Stenciled, painted, and commercially available cotton fabrics. Machine pieced. Hand quilted. Photo credit: Karen Bell.
Created for a UFO-themed exhibit, "Up in the Air: A UFO Quilt Invitational," curated by Petra Soesemann, this quilt is based on an antique woodcut of a man breaking through the dome of the firmament. It's a perfect visual metaphor of moving from the known world into the unknown. We humans are reaching out to explore space, and UFO skepticism aside, there is something mischievous and poetic about the idea of other beings reaching in.

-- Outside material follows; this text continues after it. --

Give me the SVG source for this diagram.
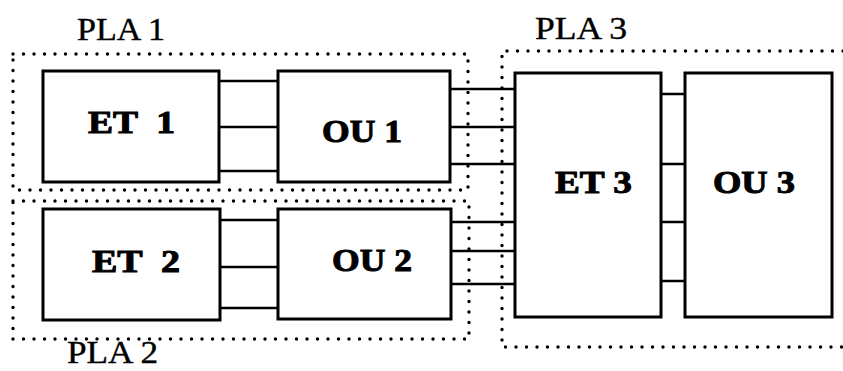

The designs in the landscape are crop circles, lovely patterns allegedly created by UFOs. The pattern on the soles of the shoes is those of the boots astronauts wore on the moon. All of the spacecraft on the left side are based on real ones from both American and Russian space exploration efforts--Sputnik, the space shuttle, the Hubble Telescope, Vostok, and a Mercury capsule. The classic flying saucers on the right are enlarged versions of a rubber stamp. The Old Testament Book of Ezekiel mentions "wheels within wheels" with "spokes and rims" that rose from the earth without turning. These are further described as "gleaming like a chrysolite" (a greenish mineral), with "rims were full of eyes round about." One of the original woodcut elements seemed to be based on this description, so I altered it and moved it into place. The "eyes" round about have become the letter "i"; allow me this little visual pun.